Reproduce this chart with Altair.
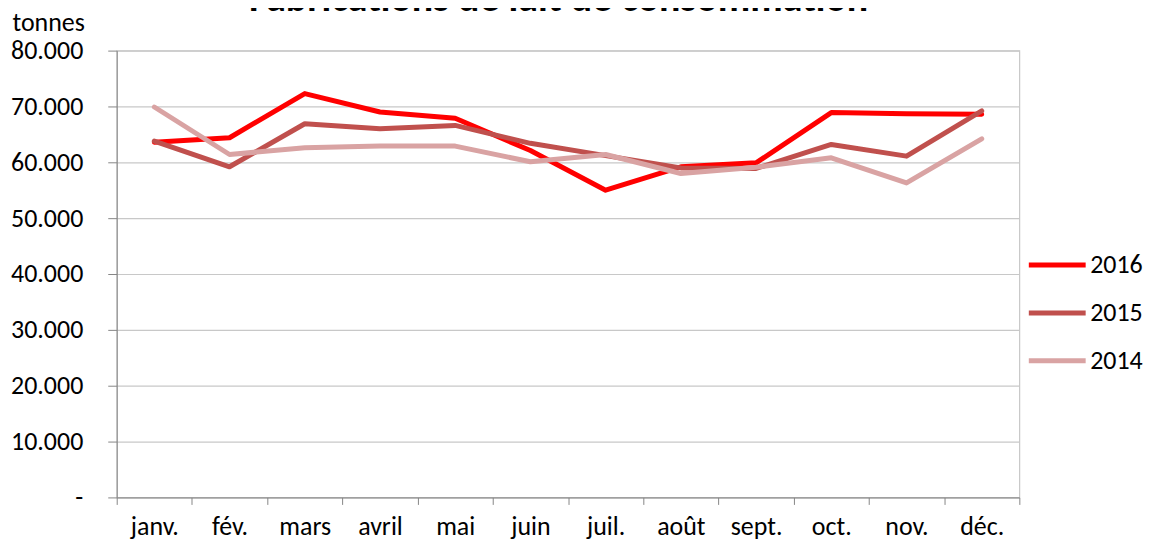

* * *

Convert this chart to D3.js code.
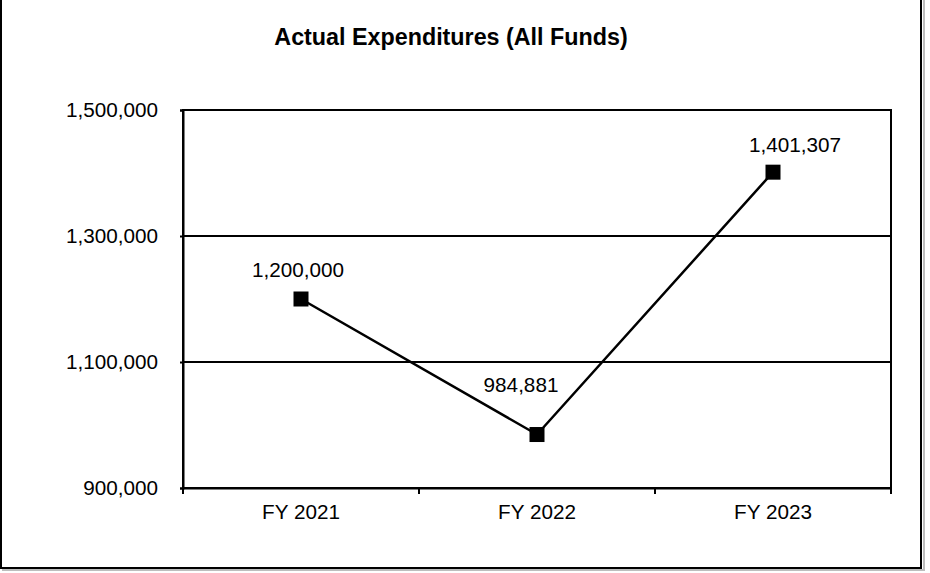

---

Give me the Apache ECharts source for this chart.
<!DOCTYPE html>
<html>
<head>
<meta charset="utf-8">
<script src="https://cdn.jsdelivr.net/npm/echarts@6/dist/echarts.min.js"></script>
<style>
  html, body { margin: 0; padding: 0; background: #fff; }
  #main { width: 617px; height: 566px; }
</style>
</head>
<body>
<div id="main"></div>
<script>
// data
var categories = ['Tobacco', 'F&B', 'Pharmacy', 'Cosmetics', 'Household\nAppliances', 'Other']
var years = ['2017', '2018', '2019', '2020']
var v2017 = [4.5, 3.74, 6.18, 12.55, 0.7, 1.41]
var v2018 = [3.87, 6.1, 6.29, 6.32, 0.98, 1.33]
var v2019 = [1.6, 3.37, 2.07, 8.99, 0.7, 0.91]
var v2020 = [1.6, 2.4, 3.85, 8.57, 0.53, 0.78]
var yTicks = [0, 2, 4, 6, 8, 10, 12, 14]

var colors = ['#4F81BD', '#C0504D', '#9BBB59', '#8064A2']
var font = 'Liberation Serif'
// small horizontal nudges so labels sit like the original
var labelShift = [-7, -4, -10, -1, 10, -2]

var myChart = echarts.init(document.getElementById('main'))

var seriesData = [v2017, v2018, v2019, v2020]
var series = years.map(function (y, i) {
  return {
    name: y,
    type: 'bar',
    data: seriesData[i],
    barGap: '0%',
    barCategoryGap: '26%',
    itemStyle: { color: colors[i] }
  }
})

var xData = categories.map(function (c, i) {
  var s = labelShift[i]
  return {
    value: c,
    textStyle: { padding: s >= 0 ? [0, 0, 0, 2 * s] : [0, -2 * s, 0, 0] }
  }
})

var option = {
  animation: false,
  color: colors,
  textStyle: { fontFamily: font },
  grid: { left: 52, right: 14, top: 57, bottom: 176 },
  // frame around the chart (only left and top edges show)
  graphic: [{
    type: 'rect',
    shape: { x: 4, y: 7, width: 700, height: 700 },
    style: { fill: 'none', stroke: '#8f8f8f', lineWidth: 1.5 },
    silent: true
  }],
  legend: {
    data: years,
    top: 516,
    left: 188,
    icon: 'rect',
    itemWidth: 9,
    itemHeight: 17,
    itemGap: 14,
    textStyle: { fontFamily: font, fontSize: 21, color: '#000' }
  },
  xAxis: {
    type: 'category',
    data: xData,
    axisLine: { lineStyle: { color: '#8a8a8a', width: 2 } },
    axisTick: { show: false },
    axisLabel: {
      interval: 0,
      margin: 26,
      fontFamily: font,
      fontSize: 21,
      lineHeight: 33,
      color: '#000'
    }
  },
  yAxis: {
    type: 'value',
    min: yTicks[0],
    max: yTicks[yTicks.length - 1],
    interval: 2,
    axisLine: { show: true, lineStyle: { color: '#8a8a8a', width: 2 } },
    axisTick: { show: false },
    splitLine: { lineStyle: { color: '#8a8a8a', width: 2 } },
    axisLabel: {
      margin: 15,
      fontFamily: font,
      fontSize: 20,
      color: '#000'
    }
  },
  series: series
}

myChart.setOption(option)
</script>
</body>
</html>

-- DIRECTIVE --
Identify each line in the records above containing the word "this"; copy those lines.

-- WORKED ANSWER --
Reproduce this chart with Altair.
Convert this chart to D3.js code.
Give me the Apache ECharts source for this chart.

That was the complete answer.